© JUNGE FREIHEIT Verlag GmbH & Co.  www.jungefreiheit.de  18/08 25. April 2008

Gebremste Offensive
Innere Sicherheit: Entscheidung zur Online-Durchsuchung von Computern / BKA-Präsident rechnet mit zehn Fällen im Jahr
Eike Erdel

Nach monatelangem Streit hat sich die Große Koalition auf gesetzliche Regeln für Online-Durchsuchungen durch das Bundeskriminalamt (BKA) geeinigt. Über den Gesetzentwurf soll noch vor der Sommerpause im Bundestag abgestimmt werden.

Als Online-Durchsuchung wird der verdeckte staatliche Zugriff auf fremde Rechner über das Internet bezeichnet. Das BKA-Gesetz mußte erneuert werden, nachdem die Aufgaben des Bundeskriminalamts als Teil der Föderalismusreform auch auf die Terrorabwehr ausgedehnt wurden. Der Gesetzentwurf lag bis zu der Entscheidung des Bundesverfassungsgerichts im Februar dieses Jahres über die Zulässigkeit der Online-Durchsuchung durch den nordrhein-westfälischen Verfassungsschutz auf Eis, da auf Wunsch der SPD zunächst diese Entscheidung abgewartet wurde, um die Vorgaben des Gerichts berücksichtigen zu können. Die Karlsruher Richter entschieden, daß die Regelungen zur Online-Durchsuchung in Nord-rhein-Westfalen verfassungswidrig und solche Durchsuchungen prinzipiell nur unter strengen Auflagen erlaubt  sind. Danach ist eine Online-Durchsuchung verfassungsrechtlich nur zulässig, wenn tatsächliche Anhaltspunkte einer konkreten Gefahr für ein überragend wichtiges Rechtsgut bestehen. Überragend wichtig sind Leib, Leben und Freiheit der Person oder solche Güter der Allgemeinheit, deren Bedrohung die Grundlagen oder den Bestand des Staates oder die Grundlagen der Existenz der Menschen berührt. Zudem ist der Eingriff grundsätzlich nur aufgrund richterlicher Anordnung möglich. Diese Vorgaben werden in dem Gesetzentwurf nun berücksichtigt.

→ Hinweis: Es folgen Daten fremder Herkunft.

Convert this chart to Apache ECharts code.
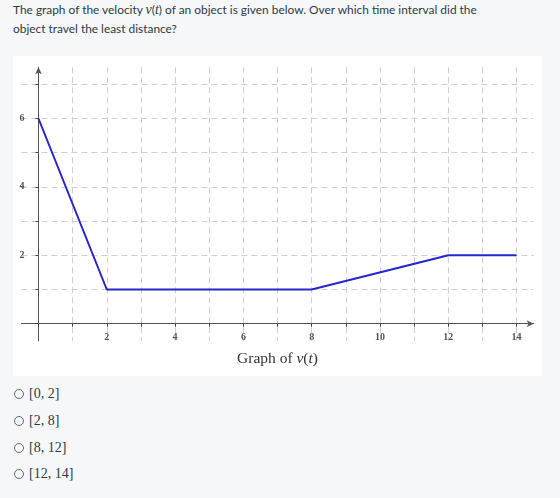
<!DOCTYPE html>
<html>
<head>
<meta charset="utf-8">
<script src="https://cdn.jsdelivr.net/npm/echarts@6/dist/echarts.min.js"></script>
<style>
  body { margin: 0; background: #f6f7f9; width: 560px; height: 498px; position: relative; overflow: hidden; }
  .question { position: absolute; left: 13px; top: 0px; width: 540px; font-family: Lato, "Open Sans", sans-serif; font-size: 11.9px; line-height: 19px; color: #2d3b45; }
  .math { font-family: "Liberation Serif", "DejaVu Serif", serif; font-style: italic; font-size: 14px; }
  .panel { position: absolute; left: 13px; top: 56px; width: 529px; height: 320px; background: #fff; }
  .choice { position: absolute; left: 14px; height: 20px; font-family: "Liberation Serif", serif; font-size: 14px; color: #2d3b45; }
  .choice i { display: inline-block; width: 8px; height: 8px; border: 1.5px solid #666; border-radius: 50%; margin-right: 5px; vertical-align: -1px; }
</style>
</head>
<body>
<div class="question">The graph of the velocity <span class="math">v</span>(<span class="math">t</span>) of an object is given below. Over which time interval did the<br>object travel the least distance?</div>
<div class="panel" id="chart"></div>
<div id="choices"></div>
<script>
  // 数据
  var timeValues = [0, 2, 8, 12, 14];
  var velocityValues = [6, 1, 1, 2, 2];
  var xTickValues = [0, 1, 2, 3, 4, 5, 6, 7, 8, 9, 10, 11, 12, 13, 14];
  var xLabelValues = [2, 4, 6, 8, 10, 12, 14];
  var yTickValues = [0, 1, 2, 3, 4, 5, 6, 7];
  var yLabelValues = [2, 4, 6];
  var choiceLabels = ["[0, 2]", "[2, 8]", "[8, 12]", "[12, 14]"];
  var choiceTops = [386, 413, 440, 466];

  var htmlStr = [];
  for (var i = 0; i < choiceLabels.length; i++) {
    htmlStr.push('<div class="choice" style="top:' + choiceTops[i] + 'px"><i></i>' + choiceLabels[i] + '</div>');
  }
  document.getElementById("choices").innerHTML = htmlStr.join("");

  var points = [];
  for (var k = 0; k < timeValues.length; k++) {
    points.push([timeValues[k], velocityValues[k]]);
  }

  var gridLine = { show: true, lineStyle: { color: '#cfcfcf', type: [6, 4], width: 1 } };
  var axisLine = { show: true, onZero: false, symbol: ['none', 'arrow'], symbolSize: [5, 7], lineStyle: { color: '#555', width: 1 } };
  var labelFont = { fontFamily: 'Liberation Serif', fontSize: 10, fontWeight: 'bold', color: '#555' };

  var chart = echarts.init(document.getElementById('chart'));
  chart.setOption({
    animation: false,
    grid: { left: 8.4, right: 8.3, top: 11.2, bottom: 35.2, outerBoundsMode: 'none' },
    xAxis: {
      type: 'value', min: -0.5, max: 14.5, offset: -17.1,
      axisLine: axisLine,
      axisTick: { show: true, length: 3, customValues: xTickValues, lineStyle: { color: '#444' } },
      axisLabel: Object.assign({ customValues: xLabelValues, margin: 9 }, labelFont),
      splitLine: gridLine
    },
    yAxis: {
      type: 'value', min: -0.5, max: 7.5, offset: -17.1,
      axisLine: axisLine,
      axisTick: { show: true, length: 3, customValues: yTickValues, lineStyle: { color: '#444' } },
      axisLabel: Object.assign({ customValues: yLabelValues, margin: 14 }, labelFont),
      splitLine: gridLine
    },
    graphic: [{
      type: 'text', left: 'center', top: 295,
      style: {
        text: '{n|Graph of }{m|v}{n|(}{m|t}{n|)}',
        rich: {
          n: { fontFamily: 'Liberation Serif', fontSize: 15.5, fill: '#333' },
          m: { fontFamily: 'Liberation Serif', fontStyle: 'italic', fontSize: 15.5, fill: '#333' }
        }
      }
    }],
    series: [{
      type: 'line',
      data: points,
      symbol: 'none',
      lineStyle: { color: '#2626cc', width: 2 }
    }]
  });
</script>
</body>
</html>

Die Union konnte sich dabei nicht mit ihrer Forderung durchsetzen, den Ermittlern zur Installation der "Trojaner" genannten Spähprogramme auf den auszuforschenden Rechner auch den Zutritt zur Wohnung des Verdächtigen zu gestatten. Die SPD hielt dieses heimliche Eindringen in Wohnungen für grundgesetzwidrig. Somit können die Ermittler beim BKA die Trojaner nur von außen, etwa als E-Post-Anhang, auf den Rechner des Verdächtigen installieren. Das ist aber nach Einschätzung von Experten sehr schwierig, besonders dann, wenn die Antivirensoftware auf dem neuesten Stand ist. So schätzt man, daß an der Vorbereitung eines Trojaners im Schnitt zwölf Experten jeweils einen Monat lang arbeiten müssen. Bayern und Hessen haben daher bereits angekündigt, daß sie ihren Ermittlern zur Installation der Trojaner auch das Betreten der Wohnung gestatten wollen.

Ist der Rechner des Verdächtigen aber erst einmal geknackt, dann kann er über Monate ausgespäht werden. Alles, was auf dem Rechner ist, kann dann von den Ermittlern gelesen werden. Tastenanschläge können protokolliert und damit auch Paßwörter ausspioniert werden. Ist an dem Rechner eine Kamera oder ein Mikrofon, dann kann sogar die Wohnung überwacht werden, solange der Rechner eingeschaltet ist.

Nutzen von der Online-Durchsuchung erwarten die Ermittler vor allem in der Terrorismusbekämpfung. BKA-Präsident Jörg Ziercke geht von rund zehn Online-Durchsuchungen jährlich aus.